Peter Debruge Chief Film Critic Calling all amateur malacologists: With “Memoir of a Snail,” stop-motion director Adam Elliot (an Oscar winner for “Harvie Krumpet”) invites us to study snails of every shape and size, starting with a gastropod-hoarding outcast named Gracie Pudel (pronounced “puddle”), who withdrew from the world after an unhappy childhood in which she was bullied and orphaned and shipped off to Canberra to be raised by a pair of negligent swingers.
Fitting squarely on the shelf of grownup films about misfit kids, Elliot’s latest — which comes 15 years after Sundance opener “Mary and Max” — finds the Australian auteur deeply committed to his dark and surprisingly moving brand of storytelling.

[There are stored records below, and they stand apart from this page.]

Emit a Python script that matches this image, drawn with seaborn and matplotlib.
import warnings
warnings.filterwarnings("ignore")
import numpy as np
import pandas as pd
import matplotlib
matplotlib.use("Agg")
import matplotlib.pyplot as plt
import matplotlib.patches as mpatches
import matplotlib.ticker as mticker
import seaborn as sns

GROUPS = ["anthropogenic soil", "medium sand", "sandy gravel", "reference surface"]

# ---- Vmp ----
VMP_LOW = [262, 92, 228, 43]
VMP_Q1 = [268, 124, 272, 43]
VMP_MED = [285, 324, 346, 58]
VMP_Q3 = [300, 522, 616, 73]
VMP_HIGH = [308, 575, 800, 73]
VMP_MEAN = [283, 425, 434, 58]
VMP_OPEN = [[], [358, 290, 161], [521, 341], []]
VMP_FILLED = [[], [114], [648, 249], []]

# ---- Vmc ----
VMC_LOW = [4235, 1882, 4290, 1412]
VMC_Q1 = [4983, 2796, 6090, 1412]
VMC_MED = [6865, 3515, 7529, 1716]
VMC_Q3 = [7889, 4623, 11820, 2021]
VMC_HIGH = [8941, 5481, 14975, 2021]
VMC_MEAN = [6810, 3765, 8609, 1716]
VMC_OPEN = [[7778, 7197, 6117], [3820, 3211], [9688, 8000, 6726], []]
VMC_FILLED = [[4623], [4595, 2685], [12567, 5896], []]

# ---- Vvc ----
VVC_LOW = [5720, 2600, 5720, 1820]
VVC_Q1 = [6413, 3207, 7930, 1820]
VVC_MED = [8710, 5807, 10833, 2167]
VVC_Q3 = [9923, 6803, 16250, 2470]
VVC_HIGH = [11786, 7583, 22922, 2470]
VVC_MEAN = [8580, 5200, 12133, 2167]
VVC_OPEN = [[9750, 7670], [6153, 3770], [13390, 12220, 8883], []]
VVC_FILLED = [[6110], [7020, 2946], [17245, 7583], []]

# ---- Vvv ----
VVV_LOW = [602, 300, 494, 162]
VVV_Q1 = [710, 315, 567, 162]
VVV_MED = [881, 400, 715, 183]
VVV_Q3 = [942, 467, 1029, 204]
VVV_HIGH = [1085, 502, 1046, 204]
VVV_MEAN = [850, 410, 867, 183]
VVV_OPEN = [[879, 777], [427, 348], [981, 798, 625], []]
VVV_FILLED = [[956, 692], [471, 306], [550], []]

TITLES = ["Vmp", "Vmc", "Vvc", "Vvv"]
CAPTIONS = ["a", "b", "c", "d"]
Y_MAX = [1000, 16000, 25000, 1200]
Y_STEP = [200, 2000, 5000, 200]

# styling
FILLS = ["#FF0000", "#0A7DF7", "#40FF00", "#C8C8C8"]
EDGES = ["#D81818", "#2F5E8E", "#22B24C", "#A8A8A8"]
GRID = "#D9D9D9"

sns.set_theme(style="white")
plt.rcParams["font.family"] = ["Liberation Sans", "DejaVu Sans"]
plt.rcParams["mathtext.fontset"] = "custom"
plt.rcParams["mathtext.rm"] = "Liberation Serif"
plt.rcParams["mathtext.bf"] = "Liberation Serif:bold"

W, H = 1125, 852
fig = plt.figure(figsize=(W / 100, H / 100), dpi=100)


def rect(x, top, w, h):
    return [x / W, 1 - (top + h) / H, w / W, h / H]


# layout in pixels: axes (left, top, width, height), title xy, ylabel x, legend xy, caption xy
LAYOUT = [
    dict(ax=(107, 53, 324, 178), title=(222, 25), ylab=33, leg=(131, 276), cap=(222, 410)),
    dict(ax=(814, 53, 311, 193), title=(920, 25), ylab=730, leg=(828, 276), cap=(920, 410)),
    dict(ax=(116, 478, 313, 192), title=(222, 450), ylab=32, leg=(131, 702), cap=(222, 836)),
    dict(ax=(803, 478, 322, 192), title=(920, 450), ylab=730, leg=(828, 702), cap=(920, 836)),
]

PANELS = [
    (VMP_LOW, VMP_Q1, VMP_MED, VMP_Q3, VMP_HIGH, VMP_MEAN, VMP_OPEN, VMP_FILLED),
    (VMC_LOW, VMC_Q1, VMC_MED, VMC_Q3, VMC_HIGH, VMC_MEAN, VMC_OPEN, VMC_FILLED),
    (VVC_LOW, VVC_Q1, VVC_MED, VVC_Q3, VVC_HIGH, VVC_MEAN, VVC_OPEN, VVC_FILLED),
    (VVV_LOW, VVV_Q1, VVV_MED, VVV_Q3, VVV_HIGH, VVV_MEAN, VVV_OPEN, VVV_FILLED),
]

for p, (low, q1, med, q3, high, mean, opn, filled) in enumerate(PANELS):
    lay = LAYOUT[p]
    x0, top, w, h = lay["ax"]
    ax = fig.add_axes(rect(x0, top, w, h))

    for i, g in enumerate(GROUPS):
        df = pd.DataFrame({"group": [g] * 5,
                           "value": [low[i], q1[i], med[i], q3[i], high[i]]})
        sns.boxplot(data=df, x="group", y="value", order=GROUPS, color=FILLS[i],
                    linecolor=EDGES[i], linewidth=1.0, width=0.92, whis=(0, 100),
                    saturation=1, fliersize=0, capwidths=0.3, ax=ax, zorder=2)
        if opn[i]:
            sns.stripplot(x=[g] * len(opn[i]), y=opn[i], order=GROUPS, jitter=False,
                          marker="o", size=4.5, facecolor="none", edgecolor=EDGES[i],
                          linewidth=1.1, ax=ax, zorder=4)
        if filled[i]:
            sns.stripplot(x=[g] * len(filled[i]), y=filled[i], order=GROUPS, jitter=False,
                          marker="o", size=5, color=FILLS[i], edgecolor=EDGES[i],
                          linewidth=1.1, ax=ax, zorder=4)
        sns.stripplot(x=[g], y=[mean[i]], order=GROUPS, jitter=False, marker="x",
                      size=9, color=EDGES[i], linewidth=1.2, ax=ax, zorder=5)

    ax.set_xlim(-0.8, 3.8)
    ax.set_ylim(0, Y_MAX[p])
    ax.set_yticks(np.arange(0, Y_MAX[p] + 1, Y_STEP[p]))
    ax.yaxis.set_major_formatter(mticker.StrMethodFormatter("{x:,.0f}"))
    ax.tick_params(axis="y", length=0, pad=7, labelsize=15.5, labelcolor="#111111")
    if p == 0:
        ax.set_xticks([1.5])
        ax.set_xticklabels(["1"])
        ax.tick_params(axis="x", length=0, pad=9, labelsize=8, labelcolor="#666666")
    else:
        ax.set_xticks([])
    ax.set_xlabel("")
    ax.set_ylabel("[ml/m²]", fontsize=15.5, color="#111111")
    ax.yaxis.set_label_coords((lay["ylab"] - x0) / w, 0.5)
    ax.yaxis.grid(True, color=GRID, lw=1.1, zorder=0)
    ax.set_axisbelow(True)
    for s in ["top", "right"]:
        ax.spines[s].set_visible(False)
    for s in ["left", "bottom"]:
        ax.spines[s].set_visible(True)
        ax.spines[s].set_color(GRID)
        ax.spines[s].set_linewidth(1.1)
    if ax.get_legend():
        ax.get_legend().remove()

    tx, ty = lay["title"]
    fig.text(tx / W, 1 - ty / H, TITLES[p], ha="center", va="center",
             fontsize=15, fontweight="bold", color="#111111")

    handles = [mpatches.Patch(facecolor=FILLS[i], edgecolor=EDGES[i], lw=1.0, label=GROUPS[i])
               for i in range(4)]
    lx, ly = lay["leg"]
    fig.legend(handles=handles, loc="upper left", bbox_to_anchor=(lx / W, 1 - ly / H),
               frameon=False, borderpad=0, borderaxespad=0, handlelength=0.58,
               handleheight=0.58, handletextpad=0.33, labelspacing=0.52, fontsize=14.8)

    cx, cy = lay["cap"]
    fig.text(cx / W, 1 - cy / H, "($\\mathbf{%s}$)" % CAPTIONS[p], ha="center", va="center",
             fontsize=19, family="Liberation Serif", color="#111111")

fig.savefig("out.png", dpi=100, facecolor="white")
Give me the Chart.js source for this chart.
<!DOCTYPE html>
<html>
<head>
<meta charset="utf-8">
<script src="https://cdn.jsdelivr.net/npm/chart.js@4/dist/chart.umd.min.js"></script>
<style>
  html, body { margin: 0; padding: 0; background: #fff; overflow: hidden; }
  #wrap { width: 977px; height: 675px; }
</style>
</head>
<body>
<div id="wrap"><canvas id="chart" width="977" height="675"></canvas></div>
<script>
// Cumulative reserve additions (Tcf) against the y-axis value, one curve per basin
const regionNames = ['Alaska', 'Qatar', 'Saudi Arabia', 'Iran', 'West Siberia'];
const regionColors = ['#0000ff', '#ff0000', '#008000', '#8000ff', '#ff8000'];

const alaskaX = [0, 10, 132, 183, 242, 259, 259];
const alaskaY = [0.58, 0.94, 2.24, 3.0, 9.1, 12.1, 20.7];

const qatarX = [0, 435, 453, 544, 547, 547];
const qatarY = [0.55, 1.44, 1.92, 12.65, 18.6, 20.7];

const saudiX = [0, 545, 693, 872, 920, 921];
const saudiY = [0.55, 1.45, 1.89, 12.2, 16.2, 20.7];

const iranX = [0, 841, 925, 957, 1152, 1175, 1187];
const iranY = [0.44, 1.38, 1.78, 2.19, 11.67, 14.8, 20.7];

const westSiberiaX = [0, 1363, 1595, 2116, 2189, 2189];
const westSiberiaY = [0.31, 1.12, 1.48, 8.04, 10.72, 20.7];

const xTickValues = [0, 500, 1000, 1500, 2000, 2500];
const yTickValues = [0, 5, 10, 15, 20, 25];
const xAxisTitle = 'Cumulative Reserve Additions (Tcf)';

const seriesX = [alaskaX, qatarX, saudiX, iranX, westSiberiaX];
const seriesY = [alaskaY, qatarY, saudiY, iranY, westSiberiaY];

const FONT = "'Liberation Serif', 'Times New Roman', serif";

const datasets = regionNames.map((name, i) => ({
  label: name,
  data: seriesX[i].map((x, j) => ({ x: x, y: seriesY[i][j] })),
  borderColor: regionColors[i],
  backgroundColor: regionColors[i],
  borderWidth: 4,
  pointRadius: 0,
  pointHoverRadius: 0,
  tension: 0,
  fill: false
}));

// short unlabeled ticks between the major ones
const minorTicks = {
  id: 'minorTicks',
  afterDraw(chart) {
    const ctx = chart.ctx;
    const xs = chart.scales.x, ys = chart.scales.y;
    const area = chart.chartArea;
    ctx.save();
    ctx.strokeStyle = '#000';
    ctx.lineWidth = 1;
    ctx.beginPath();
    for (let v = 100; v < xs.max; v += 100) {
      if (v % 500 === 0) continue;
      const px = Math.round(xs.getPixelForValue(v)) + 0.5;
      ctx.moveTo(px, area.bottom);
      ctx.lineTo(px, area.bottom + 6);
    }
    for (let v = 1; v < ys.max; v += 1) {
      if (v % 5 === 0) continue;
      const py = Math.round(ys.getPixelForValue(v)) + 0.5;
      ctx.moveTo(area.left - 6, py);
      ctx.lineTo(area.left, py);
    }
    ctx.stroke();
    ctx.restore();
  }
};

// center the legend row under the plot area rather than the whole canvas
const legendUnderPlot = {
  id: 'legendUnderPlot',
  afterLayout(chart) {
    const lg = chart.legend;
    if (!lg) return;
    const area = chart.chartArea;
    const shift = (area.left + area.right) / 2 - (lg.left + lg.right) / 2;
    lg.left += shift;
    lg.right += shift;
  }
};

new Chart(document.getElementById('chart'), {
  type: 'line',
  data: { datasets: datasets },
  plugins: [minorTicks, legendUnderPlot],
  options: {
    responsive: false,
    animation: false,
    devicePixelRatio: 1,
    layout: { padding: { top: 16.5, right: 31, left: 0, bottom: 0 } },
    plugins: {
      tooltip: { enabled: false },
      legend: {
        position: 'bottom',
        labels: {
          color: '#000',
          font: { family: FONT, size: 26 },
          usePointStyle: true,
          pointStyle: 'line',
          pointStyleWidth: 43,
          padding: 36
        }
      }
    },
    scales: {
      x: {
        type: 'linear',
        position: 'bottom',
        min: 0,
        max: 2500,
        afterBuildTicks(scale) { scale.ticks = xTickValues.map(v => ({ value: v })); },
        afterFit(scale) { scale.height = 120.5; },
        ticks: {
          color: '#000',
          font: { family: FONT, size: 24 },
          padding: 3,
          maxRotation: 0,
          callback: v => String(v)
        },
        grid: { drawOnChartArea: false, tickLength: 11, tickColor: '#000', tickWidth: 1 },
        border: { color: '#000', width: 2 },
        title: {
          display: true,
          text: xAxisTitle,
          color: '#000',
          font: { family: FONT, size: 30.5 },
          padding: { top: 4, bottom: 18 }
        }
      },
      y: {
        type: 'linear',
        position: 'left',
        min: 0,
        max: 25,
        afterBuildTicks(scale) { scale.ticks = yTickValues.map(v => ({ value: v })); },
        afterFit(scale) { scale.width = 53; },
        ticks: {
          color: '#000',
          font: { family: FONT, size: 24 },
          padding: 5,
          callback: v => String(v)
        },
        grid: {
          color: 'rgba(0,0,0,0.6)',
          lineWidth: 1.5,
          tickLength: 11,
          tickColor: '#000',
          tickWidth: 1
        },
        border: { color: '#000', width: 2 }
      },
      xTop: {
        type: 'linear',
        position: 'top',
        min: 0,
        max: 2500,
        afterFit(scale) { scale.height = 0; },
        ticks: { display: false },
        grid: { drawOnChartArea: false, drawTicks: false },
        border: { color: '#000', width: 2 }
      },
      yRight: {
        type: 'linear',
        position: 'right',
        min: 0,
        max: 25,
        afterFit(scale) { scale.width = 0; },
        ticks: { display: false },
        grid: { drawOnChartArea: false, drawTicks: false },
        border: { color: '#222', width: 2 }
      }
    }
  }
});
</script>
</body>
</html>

Like Edward Gorey, his palette is nearly monochromatic; his characters tend to face the camera, à la Wes Anderson, as if posing for gloomy school photos; and his John Waters-esque humor is irreverent enough to encompass everything from disabilities to weird sexual kinks (including a homeless judge fired for masturbating in court and an adipophile who fattens up his bride with milkshakes and microwave sausages).
Elliot’s characters may be kids, but his audience isn’t meant to be in a film that has poignant things to say about mental health. “Dad used to say that childhood was like being drunk.